* Exercise directions *
Retype only what runs from the first line of the listing to the line holding "const sp = spTime.map((t, i)", both included. Do not retype the pictures.

# start of Supplied data

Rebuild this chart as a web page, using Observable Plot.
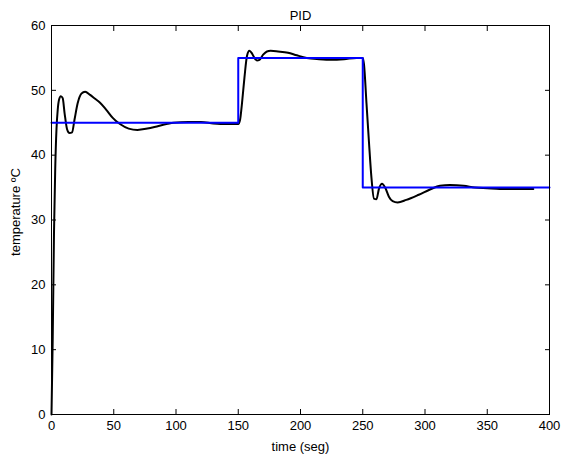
<!DOCTYPE html>
<html>
<head>
<meta charset="utf-8">
<script src="https://cdn.jsdelivr.net/npm/d3@7"></script>
<script src="https://cdn.jsdelivr.net/npm/@observablehq/plot@0.6"></script>
<style>
  html, body { margin: 0; padding: 0; background: white; }
</style>
</head>
<body>
<div id="chart"></div>
<script>
// Response (black) – time in seconds, temperature in ºC
const respTime = [0, 1, 2, 3, 4, 5, 6, 7.5, 9, 10.5, 12.5, 14.5, 16.5, 18.5, 21, 24, 27, 31, 35, 39, 44, 49, 55, 62, 69, 77, 86, 98, 110, 120, 130, 140, 150,
  151.5, 153, 155, 157, 159, 161, 163, 165, 167, 170, 173, 176, 182, 190, 197, 205, 215, 225, 235, 245, 250,
  251, 253, 255, 257, 259, 261, 263, 265.5, 268, 271, 274, 278, 285, 295, 304, 312, 320, 331, 340, 350, 360, 375, 387];
const respTemp = [0, 12, 28, 38, 44, 47, 48.5, 49.1, 48.8, 46.5, 44, 43.4, 43.5, 45.5, 48, 49.5, 49.8, 49.3, 48.7, 48.1, 47, 45.8, 44.8, 44.1, 43.9, 44.1, 44.5, 45, 45.1, 45.1, 44.9, 44.8, 44.8,
  45.5, 48, 52, 55.3, 56.1, 55.7, 55, 54.6, 54.7, 55.5, 56, 56.1, 56, 55.8, 55.4, 55, 54.8, 54.7, 54.8, 55, 55,
  54, 48, 42, 36.5, 33.3, 33.2, 34.8, 35.6, 35, 33.6, 32.9, 32.7, 33.1, 33.9, 34.7, 35.3, 35.4, 35.3, 35, 34.9, 34.8, 34.8, 34.8];

// Set point (blue)
const spTime = [0, 150, 250, 400];
const spTemp = [45, 55, 35, 35];

// Ticks and texts
const xTicks = [0, 50, 100, 150, 200, 250, 300, 350, 400];
const yTicks = [0, 10, 20, 30, 40, 50, 60];
const titleText = "PID";
const xLabel = "time (seg)";
const yLabel = "temperature ºC";

const resp = respTime.map((t, i) => ({t, v: respTemp[i]}));
const sp = spTime.map((t, i) => ({t, v: spTemp[i]}));

const chart = Plot.plot({
  width: 562,
  height: 464,
  marginLeft: 51,
  marginRight: 13,
  marginTop: 25,
  marginBottom: 50,
  style: {fontFamily: "'Liberation Sans', Arial, sans-serif", fontSize: "13px", background: "white", color: "black"},
  x: {domain: [0, 400], axis: null},
  y: {domain: [0, 60], axis: null},
  marks: [
    Plot.line(resp, {x: "t", y: "v", stroke: "black", strokeWidth: 2, curve: "monotone-x"}),
    Plot.line(sp, {x: "t", y: "v", stroke: "#0000ff", strokeWidth: 2, curve: "step-after"}),
    Plot.frame({stroke: "black", strokeWidth: 1}),
    // inward ticks on all four sides
    Plot.axisX(xTicks, {anchor: "bottom", tickSize: -5, tickFormat: () => "", label: null}),
    Plot.axisX(xTicks, {anchor: "top", tickSize: -5, tickFormat: () => "", label: null}),
    Plot.axisY(yTicks, {anchor: "left", tickSize: -5, tickFormat: () => "", label: null}),
    Plot.axisY(yTicks, {anchor: "right", tickSize: -5, tickFormat: () => "", label: null}),
    // tick labels
    Plot.axisX(xTicks, {anchor: "bottom", tickSize: 0, tickPadding: 6, label: null, fill: "black"}),
    Plot.axisY(yTicks, {anchor: "left", tickSize: 0, tickPadding: 6, label: null, fill: "black"}),
    // texts
    Plot.text([titleText], {frameAnchor: "top", dy: -15, text: d => d, fill: "black"}),
    Plot.text([xLabel], {frameAnchor: "bottom", dy: 36, text: d => d, fill: "black"}),
    Plot.text([yLabel], {frameAnchor: "left", dx: -36, dy: -8, rotate: -90, textAnchor: "middle", text: d => d, fill: "black"})
  ]
});

document.getElementById("chart").appendChild(chart);
</script>
</body>
</html>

# end of Supplied data

* The completed task *
Rebuild this chart as a web page, using Observable Plot.
<!DOCTYPE html>
<html>
<head>
<meta charset="utf-8">
<script src="https://cdn.jsdelivr.net/npm/d3@7"></script>
<script src="https://cdn.jsdelivr.net/npm/@observablehq/plot@0.6"></script>
<style>
  html, body { margin: 0; padding: 0; background: white; }
</style>
</head>
<body>
<div id="chart"></div>
<script>
// Response (black) – time in seconds, temperature in ºC
const respTime = [0, 1, 2, 3, 4, 5, 6, 7.5, 9, 10.5, 12.5, 14.5, 16.5, 18.5, 21, 24, 27, 31, 35, 39, 44, 49, 55, 62, 69, 77, 86, 98, 110, 120, 130, 140, 150,
  151.5, 153, 155, 157, 159, 161, 163, 165, 167, 170, 173, 176, 182, 190, 197, 205, 215, 225, 235, 245, 250,
  251, 253, 255, 257, 259, 261, 263, 265.5, 268, 271, 274, 278, 285, 295, 304, 312, 320, 331, 340, 350, 360, 375, 387];
const respTemp = [0, 12, 28, 38, 44, 47, 48.5, 49.1, 48.8, 46.5, 44, 43.4, 43.5, 45.5, 48, 49.5, 49.8, 49.3, 48.7, 48.1, 47, 45.8, 44.8, 44.1, 43.9, 44.1, 44.5, 45, 45.1, 45.1, 44.9, 44.8, 44.8,
  45.5, 48, 52, 55.3, 56.1, 55.7, 55, 54.6, 54.7, 55.5, 56, 56.1, 56, 55.8, 55.4, 55, 54.8, 54.7, 54.8, 55, 55,
  54, 48, 42, 36.5, 33.3, 33.2, 34.8, 35.6, 35, 33.6, 32.9, 32.7, 33.1, 33.9, 34.7, 35.3, 35.4, 35.3, 35, 34.9, 34.8, 34.8, 34.8];

// Set point (blue)
const spTime = [0, 150, 250, 400];
const spTemp = [45, 55, 35, 35];

// Ticks and texts
const xTicks = [0, 50, 100, 150, 200, 250, 300, 350, 400];
const yTicks = [0, 10, 20, 30, 40, 50, 60];
const titleText = "PID";
const xLabel = "time (seg)";
const yLabel = "temperature ºC";

const resp = respTime.map((t, i) => ({t, v: respTemp[i]}));
const sp = spTime.map((t, i) => ({t, v: spTemp[i]}));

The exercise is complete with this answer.